- Bagi Muslim Rohingya, siapa pun berkuasa di Myanmar nggak akan mengubah nasib mereka.
- Militer dan Aung San Suu Kyi menolak eksistensi mereka.
- Cina dan Rusia melindungi Myanmar dari sanksi PBB.
JERNIH — Perserikatan Bangsa-Bangsa (PBB) khawatir kudeta di Myanmar memperburuk nasib 600 ribu Muslim Rohingya yang bertahan di negara itu.
“Ada 600 ribu Muslim Rohingya di negara bagian Rakhine, termasuk 120 ribu yang secara efektif dikurung di kamp,” kata Stephane Dujarric, juru bicara PBB, kepada wartawan.
Dujarric mengatalan seluruh Muslim Rohingya tidak dapat bergerak bebas, dan diberi akses terbatas ke layanan kesehatan dan pendidikan dasar.
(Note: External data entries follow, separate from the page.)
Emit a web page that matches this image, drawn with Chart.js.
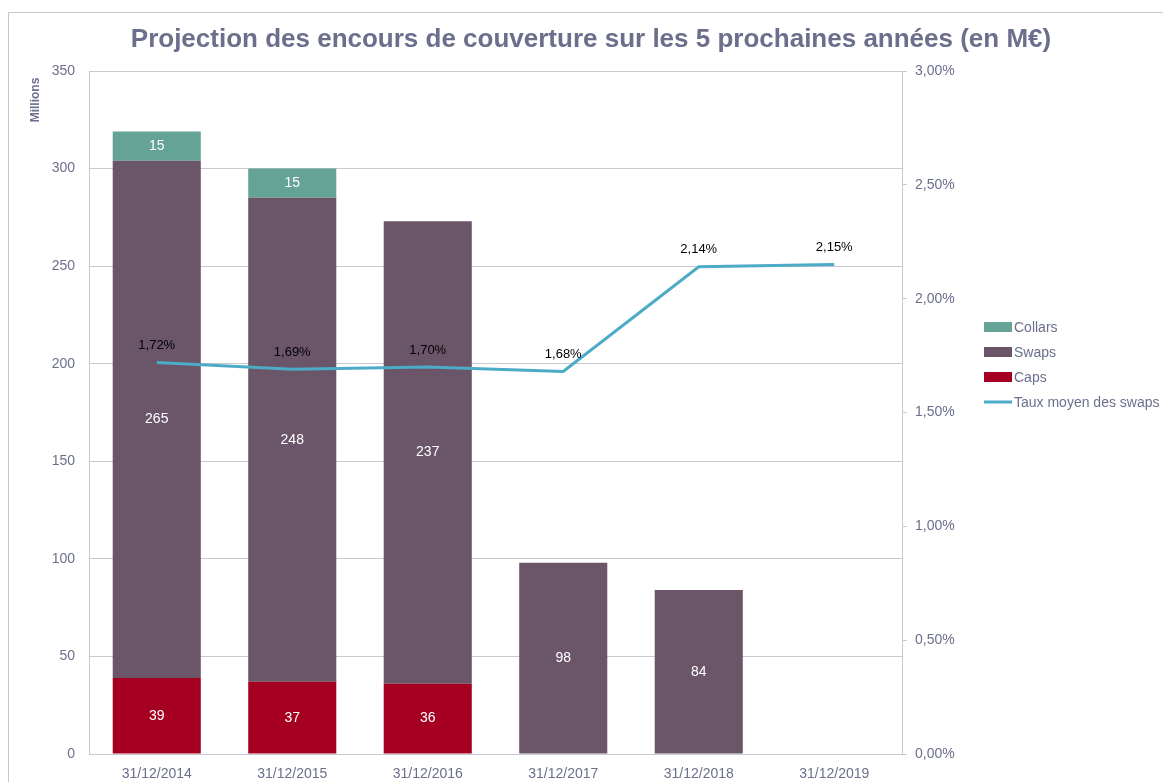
<!DOCTYPE html>
<html>
<head>
<meta charset="utf-8">
<script src="https://cdn.jsdelivr.net/npm/chart.js@4.4.1/dist/chart.umd.min.js"></script>
<style>
  html, body { margin: 0; padding: 0; background: #fff; }
  #wrap { width: 1163px; height: 782px; position: relative; }
</style>
</head>
<body>
<div id="wrap"><canvas id="chart" width="1163" height="782"></canvas></div>
<script>
const categories = ['31/12/2014', '31/12/2015', '31/12/2016', '31/12/2017', '31/12/2018', '31/12/2019'];
const caps = [39, 37, 36, 0, 0, 0];
const swaps = [265, 248, 237, 98, 84, 0];
const collars = [15, 15, 0, 0, 0, 0];
const tauxSwaps = [1.72, 1.69, 1.70, 1.68, 2.14, 2.15];

const textColor = '#6b6f8c';
const gridColor = '#c9c9d3';
const font = 'Liberation Sans, Arial, sans-serif';

// labels inside the bars and above the line
const labelPlugin = {
  id: 'labels',
  afterDatasetsDraw(chart) {
    const ctx = chart.ctx;
    ctx.save();
    ctx.textAlign = 'center';
    ctx.textBaseline = 'middle';
    chart.data.datasets.forEach((ds, i) => {
      const meta = chart.getDatasetMeta(i);
      meta.data.forEach((el, j) => {
        const v = ds.data[j];
        if (ds.type === 'line') {
          ctx.fillStyle = '#000';
          ctx.font = '13px ' + font;
          ctx.fillText(v.toFixed(2).replace('.', ',') + '%', el.x, el.y - 17);
        } else if (v > 0) {
          ctx.fillStyle = '#fff';
          ctx.font = '14px ' + font;
          ctx.fillText(v, el.x, (el.y + el.base) / 2);
        }
      });
    });
    ctx.restore();
  }
};

// frame, title, legend, unit
const decoPlugin = {
  id: 'deco',
  beforeDraw(chart) {
    const ctx = chart.ctx;
    ctx.save();
    ctx.strokeStyle = '#c6c6d0';
    ctx.lineWidth = 1;
    ctx.strokeRect(8.5, 12.5, 1300, 900);
    ctx.restore();
  },
  afterDraw(chart) {
    const ctx = chart.ctx;
    ctx.save();
    ctx.fillStyle = textColor;
    ctx.font = 'bold 26px ' + font;
    ctx.textAlign = 'center';
    ctx.textBaseline = 'middle';
    ctx.fillText('Projection des encours de couverture sur les 5 prochaines années (en M€)', 591, 40);

    ctx.save();
    ctx.translate(36, 100);
    ctx.rotate(-Math.PI / 2);
    ctx.font = 'bold 12px ' + font;
    ctx.fillText('Millions', 0, 0);
    ctx.restore();

    const items = [chart.data.datasets[2], chart.data.datasets[1], chart.data.datasets[0], chart.data.datasets[3]];
    ctx.textAlign = 'left';
    ctx.font = '14px ' + font;
    items.forEach((ds, i) => {
      const y = 327 + i * 25;
      if (ds.type === 'line') {
        ctx.strokeStyle = ds.borderColor;
        ctx.lineWidth = 3;
        ctx.beginPath();
        ctx.moveTo(984, y);
        ctx.lineTo(1012, y);
        ctx.stroke();
      } else {
        ctx.fillStyle = ds.backgroundColor;
        ctx.fillRect(984, y - 5, 28, 10);
      }
      ctx.fillStyle = textColor;
      ctx.fillText(ds.label, 1014, y + 1);
    });
    ctx.restore();
  }
};

new Chart(document.getElementById('chart'), {
  data: {
    labels: categories,
    datasets: [
      { type: 'bar', label: 'Caps', data: caps, backgroundColor: '#a50021', yAxisID: 'y', order: 2 },
      { type: 'bar', label: 'Swaps', data: swaps, backgroundColor: '#6b5569', yAxisID: 'y', order: 2 },
      { type: 'bar', label: 'Collars', data: collars, backgroundColor: '#65a396', yAxisID: 'y', order: 2 },
      { type: 'line', label: 'Taux moyen des swaps', data: tauxSwaps, borderColor: '#4cabc6', borderWidth: 3,
        pointRadius: 0, tension: 0, yAxisID: 'y1', order: 1 }
    ]
  },
  options: {
    responsive: false,
    animation: false,
    layout: { padding: { top: 71, left: 0, right: 0, bottom: 0 } },
    datasets: { bar: { categoryPercentage: 0.65, barPercentage: 1, borderWidth: 0 } },
    plugins: { legend: { display: false }, tooltip: { enabled: false } },
    scales: {
      x: {
        stacked: true,
        grid: { display: false },
        border: { display: true, color: gridColor, width: 1 },
        ticks: { color: textColor, font: { family: font, size: 14 }, padding: 4, maxRotation: 0 },
        afterFit(s) { s.height = 28; }
      },
      y: {
        stacked: true,
        position: 'left',
        min: 0, max: 350,
        ticks: { stepSize: 50, color: textColor, font: { family: font, size: 14 }, padding: 14 },
        grid: { color: gridColor, drawTicks: false },
        border: { display: true, color: gridColor },
        afterFit(s) { s.width = 89; }
      },
      y1: {
        position: 'right',
        min: 0, max: 3,
        ticks: {
          stepSize: 0.5, color: textColor, font: { family: font, size: 14 }, padding: 8,
          callback: v => v.toFixed(2).replace('.', ',') + '%'
        },
        grid: { drawOnChartArea: false, color: gridColor, tickLength: 5 },
        border: { display: true, color: gridColor },
        afterFit(s) { s.width = 261; }
      }
    }
  },
  plugins: [labelPlugin, decoPlugin]
});
</script>
</body>
</html>
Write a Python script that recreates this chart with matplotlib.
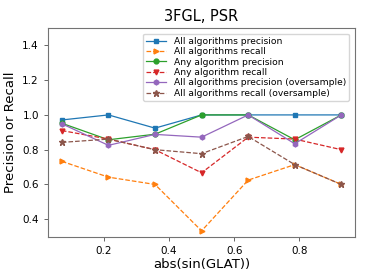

“Kekhawatiran kami saat ini adalah kudeta di Myanmar akan memperburuk situasi Muslim Rohingya,” lanjut Dujarric.
Militer Myanmar merebut kekuasaan Senin 1 Februari 2021, menangkap Aung San Suu Kyi dan 400 anggota parlemen, serta mengumumkan pemerintahan darurat militer dengan kabinet sebelas jenderal dan mantan jenderal.
Bagi Muslim Rohingya, siapa pun yang berkuasa di Myanmar tidak akan mengubah nasib mereka. Tahun 2012 dan 2017 militer memprovokasi penduduk Rakhine untuk membantai dan mengusir mereka dari wilayah yang mereka tempati selama ratusan tahun.
Semula mereka berharap pada Aung San Suu Kyi. Ternyata, putri Jenderal Aung San itu menolak mereka. Dunia menuduh Myanmar melakukan genosida terhadap Muslim Rohingya, Suu Kyi menolak mentah tuduhan itu dalam sidang di Mahkamah Interansional, Desember 2019.
Cina dan Rusia melindungi Myanmar dari tindakan PBB menghukum Myanmar atas genosida Muslim Rohingya tahun 2017. Keduanya memveto agenda PBB yang membahas masalah Rohingya dan Myanmar.
PBB menyerukan pembebasan Suu Kyi dan 400 anggota parlemen. Namun itu tidak akan berarti apa-apa bagi Muslim Rohingya.